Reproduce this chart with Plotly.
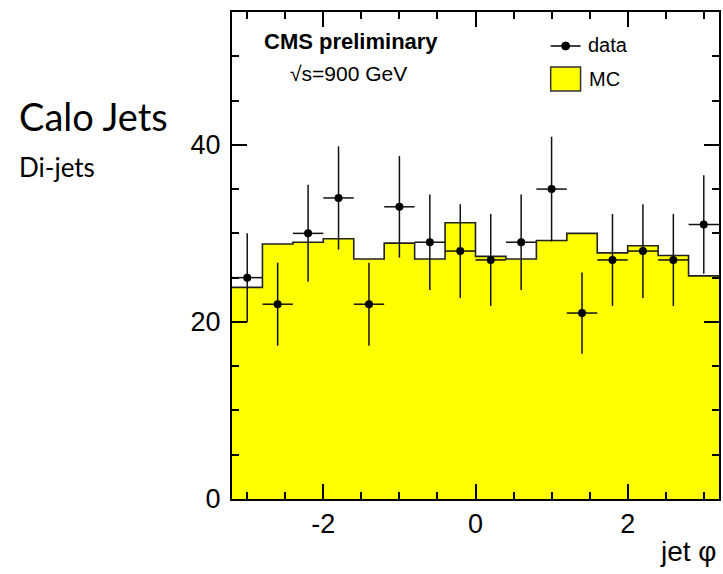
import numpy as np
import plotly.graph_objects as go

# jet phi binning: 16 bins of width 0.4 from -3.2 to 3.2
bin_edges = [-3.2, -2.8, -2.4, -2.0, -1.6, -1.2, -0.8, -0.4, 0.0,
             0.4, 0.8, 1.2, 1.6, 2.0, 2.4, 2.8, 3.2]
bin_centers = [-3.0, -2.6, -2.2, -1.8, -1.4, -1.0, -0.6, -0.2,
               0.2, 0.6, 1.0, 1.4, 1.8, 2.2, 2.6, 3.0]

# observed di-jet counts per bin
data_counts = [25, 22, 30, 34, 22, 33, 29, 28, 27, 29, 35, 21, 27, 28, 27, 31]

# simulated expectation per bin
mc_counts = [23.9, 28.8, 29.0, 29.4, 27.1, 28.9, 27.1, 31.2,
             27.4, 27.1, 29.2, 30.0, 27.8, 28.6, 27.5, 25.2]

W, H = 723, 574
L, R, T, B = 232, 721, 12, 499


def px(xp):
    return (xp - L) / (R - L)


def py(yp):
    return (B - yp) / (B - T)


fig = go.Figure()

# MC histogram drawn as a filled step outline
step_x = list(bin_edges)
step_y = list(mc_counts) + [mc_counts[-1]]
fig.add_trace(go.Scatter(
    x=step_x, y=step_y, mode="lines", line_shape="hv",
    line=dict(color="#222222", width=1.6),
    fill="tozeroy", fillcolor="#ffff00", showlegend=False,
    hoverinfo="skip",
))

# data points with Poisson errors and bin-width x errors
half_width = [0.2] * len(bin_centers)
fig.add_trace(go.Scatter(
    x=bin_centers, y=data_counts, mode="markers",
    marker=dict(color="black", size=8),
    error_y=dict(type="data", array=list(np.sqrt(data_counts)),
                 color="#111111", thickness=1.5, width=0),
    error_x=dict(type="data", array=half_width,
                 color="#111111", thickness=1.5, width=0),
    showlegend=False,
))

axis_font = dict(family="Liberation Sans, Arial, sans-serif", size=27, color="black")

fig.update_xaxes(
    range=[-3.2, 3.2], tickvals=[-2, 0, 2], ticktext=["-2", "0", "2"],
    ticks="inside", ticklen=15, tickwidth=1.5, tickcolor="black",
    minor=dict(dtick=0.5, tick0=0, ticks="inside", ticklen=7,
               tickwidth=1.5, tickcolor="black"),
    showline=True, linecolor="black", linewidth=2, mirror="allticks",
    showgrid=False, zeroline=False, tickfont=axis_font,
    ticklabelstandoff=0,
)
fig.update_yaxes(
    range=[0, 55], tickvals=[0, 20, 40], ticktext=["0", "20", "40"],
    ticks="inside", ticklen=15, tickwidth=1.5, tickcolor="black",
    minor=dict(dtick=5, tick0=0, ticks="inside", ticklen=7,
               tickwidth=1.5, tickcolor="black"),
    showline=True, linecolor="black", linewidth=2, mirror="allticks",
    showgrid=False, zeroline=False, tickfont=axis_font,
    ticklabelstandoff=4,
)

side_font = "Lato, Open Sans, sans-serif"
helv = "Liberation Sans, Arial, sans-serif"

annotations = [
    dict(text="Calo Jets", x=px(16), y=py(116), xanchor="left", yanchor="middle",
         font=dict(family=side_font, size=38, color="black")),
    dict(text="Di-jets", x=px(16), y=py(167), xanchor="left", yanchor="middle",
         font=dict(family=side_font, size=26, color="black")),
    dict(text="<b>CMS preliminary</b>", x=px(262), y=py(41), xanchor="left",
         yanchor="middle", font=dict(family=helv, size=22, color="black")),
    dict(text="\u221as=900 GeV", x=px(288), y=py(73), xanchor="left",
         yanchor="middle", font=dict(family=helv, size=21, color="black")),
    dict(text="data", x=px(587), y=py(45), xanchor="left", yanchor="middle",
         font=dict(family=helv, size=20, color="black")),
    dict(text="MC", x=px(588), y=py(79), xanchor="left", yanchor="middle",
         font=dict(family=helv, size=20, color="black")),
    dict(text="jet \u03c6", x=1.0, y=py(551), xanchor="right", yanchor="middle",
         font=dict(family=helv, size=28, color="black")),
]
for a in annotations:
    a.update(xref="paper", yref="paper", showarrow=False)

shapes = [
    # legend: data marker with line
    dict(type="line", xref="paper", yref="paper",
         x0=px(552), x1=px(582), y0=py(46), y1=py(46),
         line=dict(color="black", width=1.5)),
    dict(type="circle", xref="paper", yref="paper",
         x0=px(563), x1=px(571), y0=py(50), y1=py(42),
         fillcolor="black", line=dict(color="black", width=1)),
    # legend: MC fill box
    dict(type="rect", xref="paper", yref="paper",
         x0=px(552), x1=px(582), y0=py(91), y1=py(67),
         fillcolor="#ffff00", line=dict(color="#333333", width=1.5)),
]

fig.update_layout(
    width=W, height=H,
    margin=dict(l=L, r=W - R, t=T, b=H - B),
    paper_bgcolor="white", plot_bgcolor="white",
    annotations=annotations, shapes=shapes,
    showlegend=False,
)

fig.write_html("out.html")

OBJECTIVE:
Quote the preceding listing precisely and completely, omitting its images.

ANSWER BELOW:
Reproduce this chart with Plotly.
import numpy as np
import plotly.graph_objects as go

# jet phi binning: 16 bins of width 0.4 from -3.2 to 3.2
bin_edges = [-3.2, -2.8, -2.4, -2.0, -1.6, -1.2, -0.8, -0.4, 0.0,
             0.4, 0.8, 1.2, 1.6, 2.0, 2.4, 2.8, 3.2]
bin_centers = [-3.0, -2.6, -2.2, -1.8, -1.4, -1.0, -0.6, -0.2,
               0.2, 0.6, 1.0, 1.4, 1.8, 2.2, 2.6, 3.0]

# observed di-jet counts per bin
data_counts = [25, 22, 30, 34, 22, 33, 29, 28, 27, 29, 35, 21, 27, 28, 27, 31]

# simulated expectation per bin
mc_counts = [23.9, 28.8, 29.0, 29.4, 27.1, 28.9, 27.1, 31.2,
             27.4, 27.1, 29.2, 30.0, 27.8, 28.6, 27.5, 25.2]

W, H = 723, 574
L, R, T, B = 232, 721, 12, 499


def px(xp):
    return (xp - L) / (R - L)


def py(yp):
    return (B - yp) / (B - T)


fig = go.Figure()

# MC histogram drawn as a filled step outline
step_x = list(bin_edges)
step_y = list(mc_counts) + [mc_counts[-1]]
fig.add_trace(go.Scatter(
    x=step_x, y=step_y, mode="lines", line_shape="hv",
    line=dict(color="#222222", width=1.6),
    fill="tozeroy", fillcolor="#ffff00", showlegend=False,
    hoverinfo="skip",
))

# data points with Poisson errors and bin-width x errors
half_width = [0.2] * len(bin_centers)
fig.add_trace(go.Scatter(
    x=bin_centers, y=data_counts, mode="markers",
    marker=dict(color="black", size=8),
    error_y=dict(type="data", array=list(np.sqrt(data_counts)),
                 color="#111111", thickness=1.5, width=0),
    error_x=dict(type="data", array=half_width,
                 color="#111111", thickness=1.5, width=0),
    showlegend=False,
))

axis_font = dict(family="Liberation Sans, Arial, sans-serif", size=27, color="black")

fig.update_xaxes(
    range=[-3.2, 3.2], tickvals=[-2, 0, 2], ticktext=["-2", "0", "2"],
    ticks="inside", ticklen=15, tickwidth=1.5, tickcolor="black",
    minor=dict(dtick=0.5, tick0=0, ticks="inside", ticklen=7,
               tickwidth=1.5, tickcolor="black"),
    showline=True, linecolor="black", linewidth=2, mirror="allticks",
    showgrid=False, zeroline=False, tickfont=axis_font,
    ticklabelstandoff=0,
)
fig.update_yaxes(
    range=[0, 55], tickvals=[0, 20, 40], ticktext=["0", "20", "40"],
    ticks="inside", ticklen=15, tickwidth=1.5, tickcolor="black",
    minor=dict(dtick=5, tick0=0, ticks="inside", ticklen=7,
               tickwidth=1.5, tickcolor="black"),
    showline=True, linecolor="black", linewidth=2, mirror="allticks",
    showgrid=False, zeroline=False, tickfont=axis_font,
    ticklabelstandoff=4,
)

side_font = "Lato, Open Sans, sans-serif"
helv = "Liberation Sans, Arial, sans-serif"

annotations = [
    dict(text="Calo Jets", x=px(16), y=py(116), xanchor="left", yanchor="middle",
         font=dict(family=side_font, size=38, color="black")),
    dict(text="Di-jets", x=px(16), y=py(167), xanchor="left", yanchor="middle",
         font=dict(family=side_font, size=26, color="black")),
    dict(text="<b>CMS preliminary</b>", x=px(262), y=py(41), xanchor="left",
         yanchor="middle", font=dict(family=helv, size=22, color="black")),
    dict(text="\u221as=900 GeV", x=px(288), y=py(73), xanchor="left",
         yanchor="middle", font=dict(family=helv, size=21, color="black")),
    dict(text="data", x=px(587), y=py(45), xanchor="left", yanchor="middle",
         font=dict(family=helv, size=20, color="black")),
    dict(text="MC", x=px(588), y=py(79), xanchor="left", yanchor="middle",
         font=dict(family=helv, size=20, color="black")),
    dict(text="jet \u03c6", x=1.0, y=py(551), xanchor="right", yanchor="middle",
         font=dict(family=helv, size=28, color="black")),
]
for a in annotations:
    a.update(xref="paper", yref="paper", showarrow=False)

shapes = [
    # legend: data marker with line
    dict(type="line", xref="paper", yref="paper",
         x0=px(552), x1=px(582), y0=py(46), y1=py(46),
         line=dict(color="black", width=1.5)),
    dict(type="circle", xref="paper", yref="paper",
         x0=px(563), x1=px(571), y0=py(50), y1=py(42),
         fillcolor="black", line=dict(color="black", width=1)),
    # legend: MC fill box
    dict(type="rect", xref="paper", yref="paper",
         x0=px(552), x1=px(582), y0=py(91), y1=py(67),
         fillcolor="#ffff00", line=dict(color="#333333", width=1.5)),
]

fig.update_layout(
    width=W, height=H,
    margin=dict(l=L, r=W - R, t=T, b=H - B),
    paper_bgcolor="white", plot_bgcolor="white",
    annotations=annotations, shapes=shapes,
    showlegend=False,
)

fig.write_html("out.html")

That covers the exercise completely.